Pull each line containing "draw" out of the data and copy it.

** START **

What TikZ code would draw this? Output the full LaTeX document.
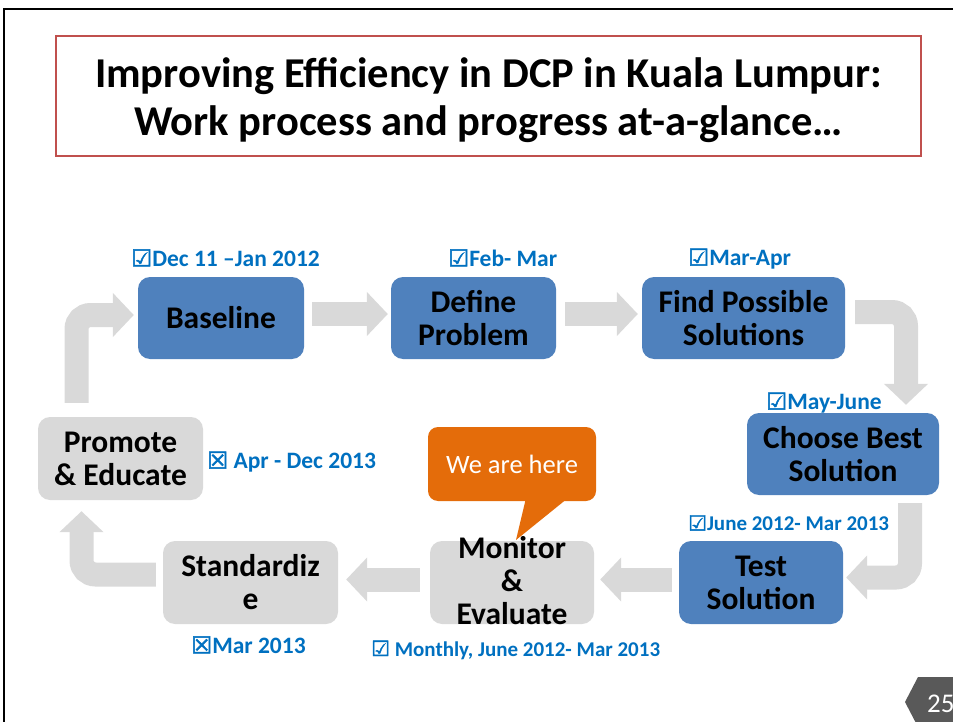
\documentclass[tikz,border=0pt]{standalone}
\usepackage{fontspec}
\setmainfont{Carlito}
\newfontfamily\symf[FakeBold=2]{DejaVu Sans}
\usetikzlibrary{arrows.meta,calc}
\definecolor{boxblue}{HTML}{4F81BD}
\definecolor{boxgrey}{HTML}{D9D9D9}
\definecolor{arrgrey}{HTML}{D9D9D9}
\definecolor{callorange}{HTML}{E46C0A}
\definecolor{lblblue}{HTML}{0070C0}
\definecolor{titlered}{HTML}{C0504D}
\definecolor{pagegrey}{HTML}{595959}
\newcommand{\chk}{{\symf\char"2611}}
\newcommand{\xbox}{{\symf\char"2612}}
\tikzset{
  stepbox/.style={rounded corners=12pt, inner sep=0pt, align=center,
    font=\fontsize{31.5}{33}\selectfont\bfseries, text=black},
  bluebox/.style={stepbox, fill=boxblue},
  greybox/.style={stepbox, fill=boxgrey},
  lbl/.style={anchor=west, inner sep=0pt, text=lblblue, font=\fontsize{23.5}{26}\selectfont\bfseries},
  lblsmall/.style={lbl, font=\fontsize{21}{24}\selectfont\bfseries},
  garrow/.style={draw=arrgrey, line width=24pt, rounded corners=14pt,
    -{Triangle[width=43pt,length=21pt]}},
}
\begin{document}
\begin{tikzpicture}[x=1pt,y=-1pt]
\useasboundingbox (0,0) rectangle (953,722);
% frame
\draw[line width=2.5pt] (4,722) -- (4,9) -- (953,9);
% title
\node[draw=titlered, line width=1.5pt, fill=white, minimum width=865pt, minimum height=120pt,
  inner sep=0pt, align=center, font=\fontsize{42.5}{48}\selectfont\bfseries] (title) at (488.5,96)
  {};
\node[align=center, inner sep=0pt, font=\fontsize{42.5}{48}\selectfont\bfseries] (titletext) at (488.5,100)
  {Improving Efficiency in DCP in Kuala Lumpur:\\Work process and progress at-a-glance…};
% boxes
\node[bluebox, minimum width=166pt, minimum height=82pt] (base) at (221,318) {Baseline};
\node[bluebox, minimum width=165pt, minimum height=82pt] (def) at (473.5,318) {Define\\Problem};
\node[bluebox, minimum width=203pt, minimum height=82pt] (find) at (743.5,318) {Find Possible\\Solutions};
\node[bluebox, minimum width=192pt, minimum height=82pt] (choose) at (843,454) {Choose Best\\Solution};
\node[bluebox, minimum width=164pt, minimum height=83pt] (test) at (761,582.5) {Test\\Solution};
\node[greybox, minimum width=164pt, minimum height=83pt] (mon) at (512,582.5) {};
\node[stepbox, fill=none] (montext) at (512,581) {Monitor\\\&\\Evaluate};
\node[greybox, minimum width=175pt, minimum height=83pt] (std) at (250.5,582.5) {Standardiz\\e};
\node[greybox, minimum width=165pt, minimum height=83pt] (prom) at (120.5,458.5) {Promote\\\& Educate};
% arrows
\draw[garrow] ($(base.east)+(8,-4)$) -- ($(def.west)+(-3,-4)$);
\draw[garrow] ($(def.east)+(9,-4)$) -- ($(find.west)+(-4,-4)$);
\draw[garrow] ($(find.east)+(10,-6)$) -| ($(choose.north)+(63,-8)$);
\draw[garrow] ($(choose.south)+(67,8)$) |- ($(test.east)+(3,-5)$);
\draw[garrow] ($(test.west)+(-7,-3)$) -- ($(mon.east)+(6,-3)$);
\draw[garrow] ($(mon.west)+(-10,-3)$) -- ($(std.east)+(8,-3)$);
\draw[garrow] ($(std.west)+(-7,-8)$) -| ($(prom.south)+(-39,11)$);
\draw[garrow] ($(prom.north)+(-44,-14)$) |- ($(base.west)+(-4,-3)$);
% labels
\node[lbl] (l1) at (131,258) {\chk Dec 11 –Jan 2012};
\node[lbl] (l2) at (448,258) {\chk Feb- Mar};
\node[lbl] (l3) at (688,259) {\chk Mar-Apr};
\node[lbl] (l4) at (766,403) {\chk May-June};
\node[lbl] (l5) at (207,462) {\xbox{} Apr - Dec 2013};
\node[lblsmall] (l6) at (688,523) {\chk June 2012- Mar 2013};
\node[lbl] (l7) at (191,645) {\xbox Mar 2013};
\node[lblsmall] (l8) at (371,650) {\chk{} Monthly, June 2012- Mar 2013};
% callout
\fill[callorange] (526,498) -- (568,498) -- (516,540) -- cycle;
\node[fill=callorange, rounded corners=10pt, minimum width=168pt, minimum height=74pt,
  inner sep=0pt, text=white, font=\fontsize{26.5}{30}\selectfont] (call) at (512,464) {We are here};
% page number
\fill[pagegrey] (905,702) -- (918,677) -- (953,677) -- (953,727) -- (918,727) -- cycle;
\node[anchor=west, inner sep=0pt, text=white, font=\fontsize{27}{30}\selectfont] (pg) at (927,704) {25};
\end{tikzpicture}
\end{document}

** END **

**The solution:**
What TikZ code would draw this? Output the full LaTeX document.
  garrow/.style={draw=arrgrey, line width=24pt, rounded corners=14pt,
\draw[line width=2.5pt] (4,722) -- (4,9) -- (953,9);
\node[draw=titlered, line width=1.5pt, fill=white, minimum width=865pt, minimum height=120pt,
\draw[garrow] ($(base.east)+(8,-4)$) -- ($(def.west)+(-3,-4)$);
\draw[garrow] ($(def.east)+(9,-4)$) -- ($(find.west)+(-4,-4)$);
\draw[garrow] ($(find.east)+(10,-6)$) -| ($(choose.north)+(63,-8)$);
\draw[garrow] ($(choose.south)+(67,8)$) |- ($(test.east)+(3,-5)$);
\draw[garrow] ($(test.west)+(-7,-3)$) -- ($(mon.east)+(6,-3)$);
\draw[garrow] ($(mon.west)+(-10,-3)$) -- ($(std.east)+(8,-3)$);
\draw[garrow] ($(std.west)+(-7,-8)$) -| ($(prom.south)+(-39,11)$);
\draw[garrow] ($(prom.north)+(-44,-14)$) |- ($(base.west)+(-4,-3)$);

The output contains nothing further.